Há algum tempo, tenho escrito sobre o trabalho cuidadoso e deliberado do governo Bolsonaro em desestruturar as instituições brasileiras. O que parece, muitas vezes, uma desídia, quando analisado detidamente, demonstra ser uma estratégia de enfraquecimento das conquistas democráticas acumuladas ao longo de séculos de história. E é muito difícil lidar com quem não tem nenhum limite no trato com os direitos e garantias constitucionais e individuais.
Desde as eleições, quando o grupo que assumiu o governo federal resolveu usar mentiras, ataques pessoais e baixarias cruéis, nós deveríamos ter entendido que eles não mediriam esforços para alcançar o que pretendiam. E nem para se manterem no poder. A frase do coronel Jarbas Passarinho, ao assinar o AI-5, “Às favas todos os escrúpulos de consciência”, parece ter virado um lema para o atual governo.

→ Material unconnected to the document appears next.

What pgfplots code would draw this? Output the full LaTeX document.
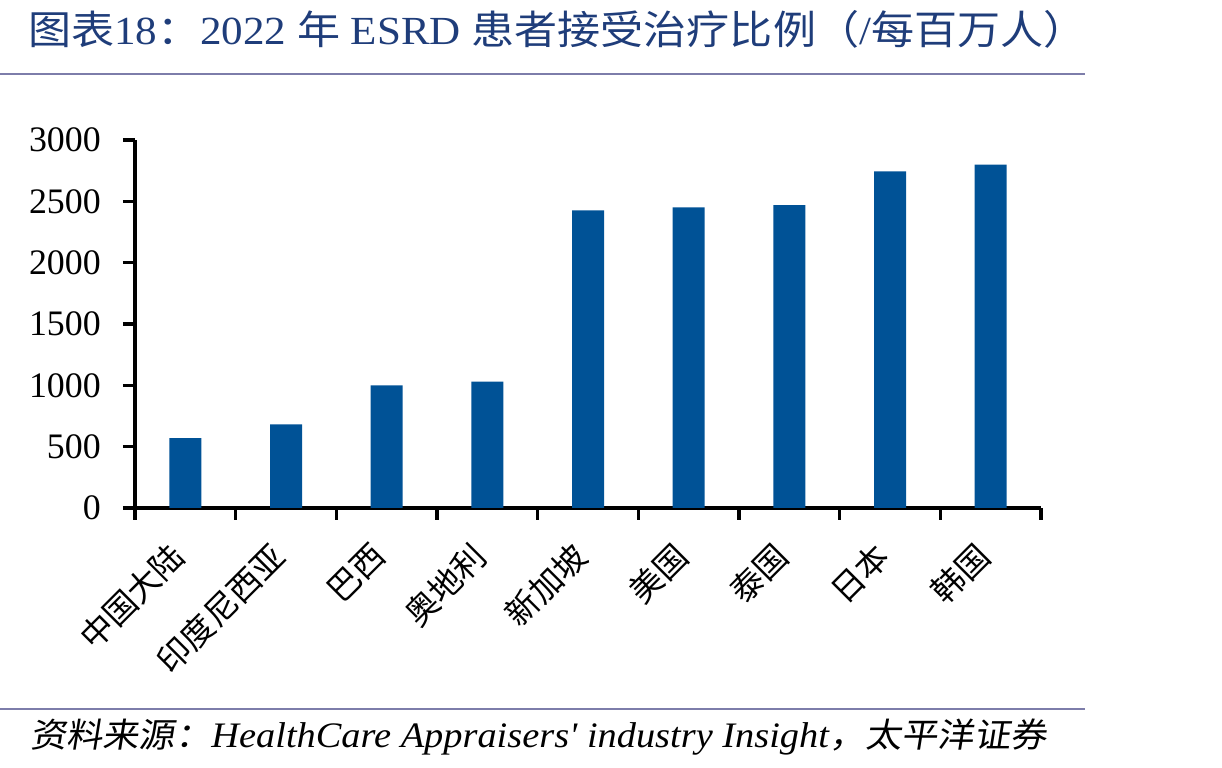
\documentclass[border=0pt]{standalone}
\usepackage{pgfplots}
\pgfplotsset{compat=1.18}
\usepackage{fontspec}
\setmainfont{Liberation Serif}
\newfontfamily\cjk{Noto Sans CJK SC}
\newfontfamily\cjkit{Noto Sans CJK SC}[FakeSlant=0.15]
\definecolor{barblue}{RGB}{0,82,150}
\definecolor{titleblue}{RGB}{31,61,122}
\definecolor{rulecol}{RGB}{125,125,170}

\pgfplotstableread{
x  value
1  570
2  682
3  1000
4  1030
5  2427
6  2450
7  2470
8  2745
9  2800
}\esrddata

\begin{document}
\begin{tikzpicture}[x=1bp,y=1bp]
\useasboundingbox (0,0) rectangle (1222,768);
% title and rules
\node[anchor=base west, text=titleblue, inner sep=0,
      font=\fontsize{40}{44}\selectfont] at (28,723)
  {\scalebox{1.08}[1]{{\cjk 图表}18{\cjk ：}2022 {\cjk 年} ESRD {\cjk 患者接受治疗比例（}/{\cjk 每百万人）}}};
\draw[rulecol, line width=2.5bp] (0,694) -- (1085,694);
\draw[rulecol, line width=2.5bp] (0,59) -- (1085,59);
% source line
\node[anchor=base west, inner sep=0, font=\fontsize{36}{38}\selectfont\itshape] at (30,20)
  {\scalebox{1.07}[1]{{\fontsize{34}{36}\selectfont\cjkit 资料来源：}HealthCare Appraisers\textquotesingle{} industry Insight{\fontsize{34}{36}\selectfont\cjkit ，太平洋证券}}};

\begin{axis}[
  at={(135bp,260bp)}, anchor=south west,
  scale only axis, width=906bp, height=368bp,
  xmin=0.5, xmax=9.5, ymin=0, ymax=3000,
  axis lines*=left,
  axis line style={line width=3.5bp, black},
  tick style={line width=3.5bp, black},
  tick align=outside,
  major tick length=12bp,
  ytick={0,500,...,3000},
  xtick={0.5,1.5,...,9.5},
  xticklabels={,,,,,,,,,},
  extra x ticks={1,...,9},
  extra x tick labels={中国大陆,印度尼西亚,巴西,奥地利,新加坡,美国,泰国,日本,韩国},
  extra x tick style={tick style={draw=none}},
  x tick label style={font=\fontsize{33}{35}\selectfont\cjk, anchor=east,
    inner sep=0pt, xshift=-7bp, yshift=-30bp, rotate=45},
  y tick label style={font=\fontsize{36}{38}\selectfont, inner sep=0pt, xshift=-22bp},
  /pgf/number format/assume math mode=true,
  yticklabel={\pgfmathprintnumber[fixed,1000 sep={}]{\tick}},
  clip=false,
]
\addplot[ybar, bar width=32bp, bar shift=0pt, fill=barblue, draw=none]
  table[x=x, y=value] {\esrddata};
\end{axis}
\end{tikzpicture}
\end{document}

Mas, mesmo para quem está se acostumando com as criaturas bizarras que saem diretamente do esgoto que se transformou o governo do Brasil, está sendo difícil conviver com o modo com que estão tratando a questão da tortura durante o golpe cruel e assassino que se abateu sobre o país após 64.

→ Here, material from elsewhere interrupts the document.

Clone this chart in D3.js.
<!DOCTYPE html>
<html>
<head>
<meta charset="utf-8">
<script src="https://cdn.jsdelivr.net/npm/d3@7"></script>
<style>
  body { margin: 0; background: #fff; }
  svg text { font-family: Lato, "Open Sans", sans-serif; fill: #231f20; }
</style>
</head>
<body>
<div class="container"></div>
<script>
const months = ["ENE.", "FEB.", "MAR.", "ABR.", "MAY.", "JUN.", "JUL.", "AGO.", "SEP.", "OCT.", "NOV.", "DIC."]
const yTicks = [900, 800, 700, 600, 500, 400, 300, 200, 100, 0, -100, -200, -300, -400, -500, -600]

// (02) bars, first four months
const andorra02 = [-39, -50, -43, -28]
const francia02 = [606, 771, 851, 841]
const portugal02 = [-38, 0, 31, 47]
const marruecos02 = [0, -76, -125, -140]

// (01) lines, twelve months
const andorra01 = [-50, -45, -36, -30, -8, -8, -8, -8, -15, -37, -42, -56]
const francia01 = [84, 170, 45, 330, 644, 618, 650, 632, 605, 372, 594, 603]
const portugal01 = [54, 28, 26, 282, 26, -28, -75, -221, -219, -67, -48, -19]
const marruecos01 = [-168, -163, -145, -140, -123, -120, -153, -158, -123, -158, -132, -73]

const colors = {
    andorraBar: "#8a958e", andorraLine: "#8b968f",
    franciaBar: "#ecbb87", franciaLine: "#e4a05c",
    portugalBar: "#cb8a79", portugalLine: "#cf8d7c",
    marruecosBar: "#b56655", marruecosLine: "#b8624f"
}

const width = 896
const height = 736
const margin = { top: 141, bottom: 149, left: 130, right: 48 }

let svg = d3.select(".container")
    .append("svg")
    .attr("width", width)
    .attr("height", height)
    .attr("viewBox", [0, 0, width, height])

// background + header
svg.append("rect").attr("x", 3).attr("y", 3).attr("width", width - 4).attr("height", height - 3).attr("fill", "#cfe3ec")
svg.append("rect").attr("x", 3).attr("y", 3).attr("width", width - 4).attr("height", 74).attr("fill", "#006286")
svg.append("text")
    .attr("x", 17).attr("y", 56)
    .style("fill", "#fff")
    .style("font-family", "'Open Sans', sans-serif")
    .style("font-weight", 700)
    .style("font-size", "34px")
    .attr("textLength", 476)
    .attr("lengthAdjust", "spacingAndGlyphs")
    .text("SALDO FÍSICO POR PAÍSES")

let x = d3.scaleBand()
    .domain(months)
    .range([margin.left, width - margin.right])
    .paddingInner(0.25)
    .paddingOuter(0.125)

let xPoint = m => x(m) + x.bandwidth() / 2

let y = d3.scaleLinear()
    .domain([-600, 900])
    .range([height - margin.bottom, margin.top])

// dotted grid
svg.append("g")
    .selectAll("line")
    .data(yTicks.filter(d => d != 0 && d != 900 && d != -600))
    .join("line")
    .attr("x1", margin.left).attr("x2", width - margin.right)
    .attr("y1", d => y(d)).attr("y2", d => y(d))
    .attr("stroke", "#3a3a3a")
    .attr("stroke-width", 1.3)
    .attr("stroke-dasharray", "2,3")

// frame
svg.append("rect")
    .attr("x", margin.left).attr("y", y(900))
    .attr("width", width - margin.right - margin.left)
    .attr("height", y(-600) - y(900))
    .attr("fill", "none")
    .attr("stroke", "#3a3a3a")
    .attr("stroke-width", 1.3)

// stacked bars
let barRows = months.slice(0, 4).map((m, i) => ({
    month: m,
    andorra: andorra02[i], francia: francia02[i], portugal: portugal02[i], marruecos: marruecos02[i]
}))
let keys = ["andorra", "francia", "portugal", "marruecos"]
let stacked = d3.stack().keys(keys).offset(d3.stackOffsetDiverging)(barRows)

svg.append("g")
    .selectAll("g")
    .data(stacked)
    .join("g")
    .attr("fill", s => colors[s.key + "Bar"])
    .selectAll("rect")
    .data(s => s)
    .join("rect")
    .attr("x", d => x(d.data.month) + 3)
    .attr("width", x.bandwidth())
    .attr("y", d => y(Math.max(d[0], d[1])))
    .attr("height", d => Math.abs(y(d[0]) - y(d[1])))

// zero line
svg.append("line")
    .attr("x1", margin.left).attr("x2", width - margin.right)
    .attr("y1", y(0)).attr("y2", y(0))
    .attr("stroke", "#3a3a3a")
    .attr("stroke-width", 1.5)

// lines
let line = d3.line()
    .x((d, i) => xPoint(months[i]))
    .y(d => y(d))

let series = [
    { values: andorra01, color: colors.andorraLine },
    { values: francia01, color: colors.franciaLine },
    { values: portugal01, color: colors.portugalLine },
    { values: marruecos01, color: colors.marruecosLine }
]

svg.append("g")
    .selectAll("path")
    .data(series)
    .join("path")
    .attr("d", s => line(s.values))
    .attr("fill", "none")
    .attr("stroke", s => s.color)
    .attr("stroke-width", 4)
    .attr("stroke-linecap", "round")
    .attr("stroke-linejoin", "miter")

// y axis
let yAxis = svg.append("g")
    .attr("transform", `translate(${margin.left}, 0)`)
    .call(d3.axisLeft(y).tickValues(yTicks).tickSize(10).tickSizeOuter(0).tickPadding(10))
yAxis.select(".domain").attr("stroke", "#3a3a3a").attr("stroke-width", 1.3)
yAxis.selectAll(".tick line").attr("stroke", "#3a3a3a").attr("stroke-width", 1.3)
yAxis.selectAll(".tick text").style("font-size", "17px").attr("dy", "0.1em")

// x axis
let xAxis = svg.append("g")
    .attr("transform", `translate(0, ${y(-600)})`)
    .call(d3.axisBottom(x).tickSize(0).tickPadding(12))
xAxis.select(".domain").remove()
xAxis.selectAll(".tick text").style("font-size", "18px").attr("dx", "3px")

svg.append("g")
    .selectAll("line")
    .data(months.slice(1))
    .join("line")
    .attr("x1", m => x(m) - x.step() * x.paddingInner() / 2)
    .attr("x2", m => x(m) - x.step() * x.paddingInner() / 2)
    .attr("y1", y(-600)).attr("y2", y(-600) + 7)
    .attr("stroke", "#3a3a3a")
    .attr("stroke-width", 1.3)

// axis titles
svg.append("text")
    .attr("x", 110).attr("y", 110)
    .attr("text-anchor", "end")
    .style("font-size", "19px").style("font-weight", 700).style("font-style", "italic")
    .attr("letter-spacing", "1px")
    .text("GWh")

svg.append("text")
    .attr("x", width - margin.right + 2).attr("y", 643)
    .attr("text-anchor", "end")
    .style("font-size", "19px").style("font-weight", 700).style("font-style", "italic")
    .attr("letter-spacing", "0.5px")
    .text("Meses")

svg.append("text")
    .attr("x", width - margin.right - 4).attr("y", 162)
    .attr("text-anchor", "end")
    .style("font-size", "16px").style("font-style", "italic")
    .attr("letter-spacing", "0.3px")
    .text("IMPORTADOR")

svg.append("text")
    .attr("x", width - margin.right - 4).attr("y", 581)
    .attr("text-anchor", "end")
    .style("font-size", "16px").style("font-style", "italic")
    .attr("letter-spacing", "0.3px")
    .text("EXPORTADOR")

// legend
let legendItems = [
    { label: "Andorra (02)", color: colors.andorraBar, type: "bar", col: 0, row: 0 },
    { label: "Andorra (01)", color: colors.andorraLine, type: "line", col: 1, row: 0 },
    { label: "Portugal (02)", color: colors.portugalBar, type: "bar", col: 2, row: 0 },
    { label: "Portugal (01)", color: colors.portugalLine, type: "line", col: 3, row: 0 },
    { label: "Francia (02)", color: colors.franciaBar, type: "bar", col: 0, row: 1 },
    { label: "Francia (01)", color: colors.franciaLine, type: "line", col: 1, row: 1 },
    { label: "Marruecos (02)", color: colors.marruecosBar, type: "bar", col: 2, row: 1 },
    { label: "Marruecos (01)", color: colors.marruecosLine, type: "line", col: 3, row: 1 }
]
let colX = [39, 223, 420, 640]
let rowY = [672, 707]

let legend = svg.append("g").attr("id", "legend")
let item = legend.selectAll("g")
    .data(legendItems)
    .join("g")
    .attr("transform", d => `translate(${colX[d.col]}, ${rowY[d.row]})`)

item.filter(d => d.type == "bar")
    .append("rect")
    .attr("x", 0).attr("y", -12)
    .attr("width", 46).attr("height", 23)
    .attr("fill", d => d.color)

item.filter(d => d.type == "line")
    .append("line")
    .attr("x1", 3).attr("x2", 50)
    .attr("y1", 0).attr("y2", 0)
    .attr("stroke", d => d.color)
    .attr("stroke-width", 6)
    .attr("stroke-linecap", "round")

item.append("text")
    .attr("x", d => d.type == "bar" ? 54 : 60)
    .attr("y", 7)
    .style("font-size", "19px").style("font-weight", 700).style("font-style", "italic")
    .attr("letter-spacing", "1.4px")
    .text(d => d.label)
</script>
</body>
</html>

Percebe-se um grau de cinismo e desprezo pela dignidade da pessoa que, penso, só vem à tona de maneira assumida por acreditarem esses bárbaros que o trabalho de desestruturar as instituições já lhes permite fazer, a céu aberto, todo tipo de sandices.
Quando o Presidente da República exalta o sofrimento e homenageia o torturador, ele dá um sinal para os monstros teratológicos saírem das trevas e assumirem suas faces verdadeiras a olho nu.

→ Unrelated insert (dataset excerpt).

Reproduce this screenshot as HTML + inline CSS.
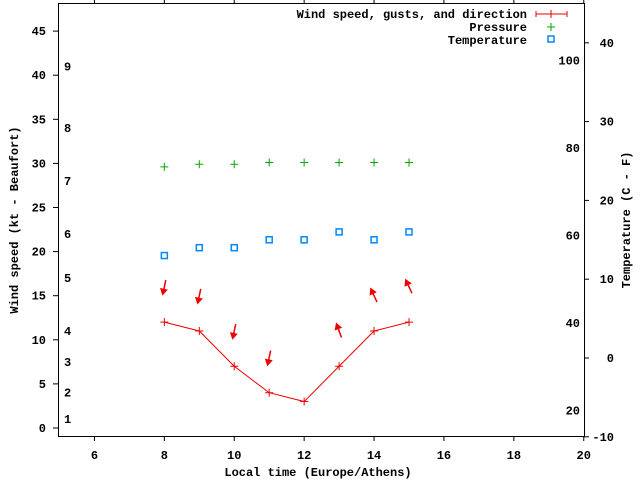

O episódio da revelação dos áudios das sessões do Superior Tribunal Militar é de uma gravidade inaudita. Todos nós conhecemos o Projeto Brasil Nunca Mais, coordenado pelo magnífico Dom Paulo Evaristo Arns que, em 1985, em um ato de grande coragem e desprendimento do nosso inesquecível Sigmaringa Seixas, dentre outros, apresentou provas incontestáveis, baseadas em autos da Justiça Militar, de inúmeros casos de tortura.